Malaysia’s efforts to link its world-leading Islamic bond market with the global investor base took a big step forward earlier this year with the first offshore corporate sukuk. Confidence is high that the region’s other corporate issuers will be able to follow suit.
Source: Reuters/Damir Sagolj
A US$800m global sukuk from Malaysian conglomerate Sime Darby this January generated high hopes that more companies from the country or, indeed, elsewhere in South-East Asia, would be able to gain footholds in the Islamic market for US dollars.
Sime scored with the lowest coupons of all time at 2.053% for the five-year tranche and 3.290% for the 10-year in the global sukuk market, showing that the world’s biggest Islamic funds were willing to welcome Malaysian companies at competitive terms.
The huge buzz that has followed in the corporate sector in Malaysia is translating to an increased number of enquiries, some as advanced as requests for proposals to banks.
“They are all looking at establishing programmes and seeking an opportunity to sell sukuk in US dollars and other currencies, just as Sime did and as Axiata did last year in its Dim Sum issue,” said Rafe Haneef, CEO of HSBC Amanah Malaysia.
While many Malaysian issuers have experience with Islamic bonds in the country’s domestic markets, the successes of Sime and Axiata have helped spread the idea of tapping the offshore Islamic investor base.
“Interestingly, shareholders and senior management officials are a lot more encouraged and are showing greater passion for such sukuk structures,” said the head of regional debt capital markets at a bank in Kuala Lumpur.
It is not just a coincidence that these corporate borrowers are finally waking up to the fact that there is a rapidly growing Islamic investor base.
Demand outstrips supply in the global Islamic bond markets. Last year, sukuk issuance worldwide hit US$131bn, up 54% from 2011, according to analysts at Kuwait Finance House.
Meanwhile, Ernst & Young has estimated that annual demand will increase to US$900bn in 2017.
The gap reversed an illiquidity premium demanded from sukuk issuers three to four years ago. Islamic bonds now trade marginally tighter than conventional bonds, reflecting the huge pent-up demand for the paper.

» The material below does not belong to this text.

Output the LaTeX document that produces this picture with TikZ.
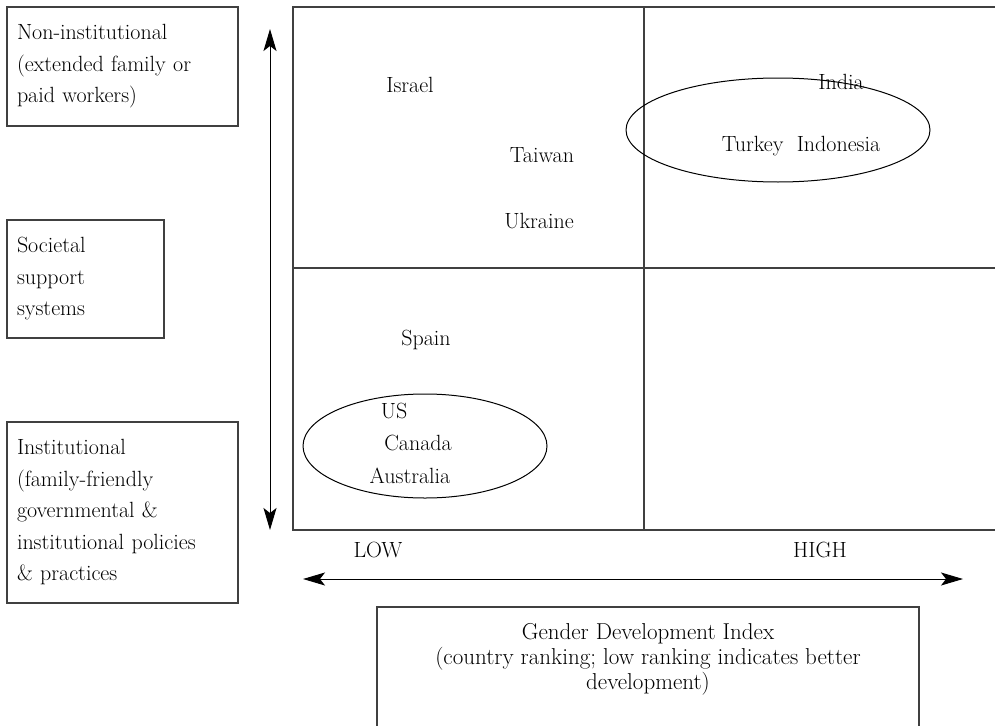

Recent months, however, have seen more Middle Eastern or Gulf issuers access the US-dollar markets, while Asian issuers have remained on the sidelines. Some bankers are not optimistic about the pipeline, pointing to the costs and resources involved in setting up multi-currency sukuk structures.
“The economic reality is that not many corporate issuers will rush out to tap cross-border sukuk markets in the near future,” said another Kuala Lumpur debt banker. “The question issuers will ask is – do they have US-dollar funding needs, and, if not, does it make sense to spend time and money in working out the structures involved in US-dollar deals when they have easy access to local funding avenues?”
Undoubtedly, pricing will be the deciding factor, although other benefits, such as diversifying one’s funding sources, and expanding an investor base, also often play a role. However, Malaysia’s vibrant domestic Islamic bond market could work against the government’s goal of developing the country into an international sukuk centre.
It is a refrain Haneef has no hesitation to echo. “Malaysia has the deepest sukuk market in the world, but all the bonds are in the local currency. There is too much reliance on the domestic market. It is one big local market, but to be a global sukuk hub, it needs more issuers to come out of Malaysia to tap the offshore sukuk market. The government needs to push issuers out to diversify from just funding in ringgit.”
It is a similar story for Indonesia, home to Asia’s largest Muslim population. Indonesia has lagged Malaysia in developing its Islamic finance infrastructure. However, it is on the cusp of moving forward, particularly after the government committed itself to a sukuk law last year that will give tax neutrality on Islamic bonds. At the same time, Indonesia was upgraded to investment-grade status, adding to its appeal to cautious Islamic fund managers.
These two factors combined have encouraged Indonesian corporations to consider offshore sukuk sales. Indeed, some are already actively exploring the avenue. Haneef is confident that at least one Indonesian corporate sukuk will emerge in the offshore markets this year.
A promising impetus could come from ASEAN regulators pushing for more regional co-operation in Islamic capital markets as part of the ASEAN Capital Market Forum’s Master Plan to integrate the region’s capital markets and spur intra-regional economic growth.
Such efforts could take on new energy as other regions move ahead with plans to develop into sukuk hubs. Dubai, for instance, recently launched a massive initiative to become a global centre for Islamic finance.
These aspects will provide a catalyst to the further development of the global Islamic bond industry, a move that will eventually also benefit existing and upcoming centres, such as Malaysia and Indonesia.
“There is room for more than one Islamic finance hub in Asia, just as there several financing hubs for conventional bonds in the region and we can see how successful these have been,” said Henrik Raber, global head of debt capital markets at Standard Chartered Bank.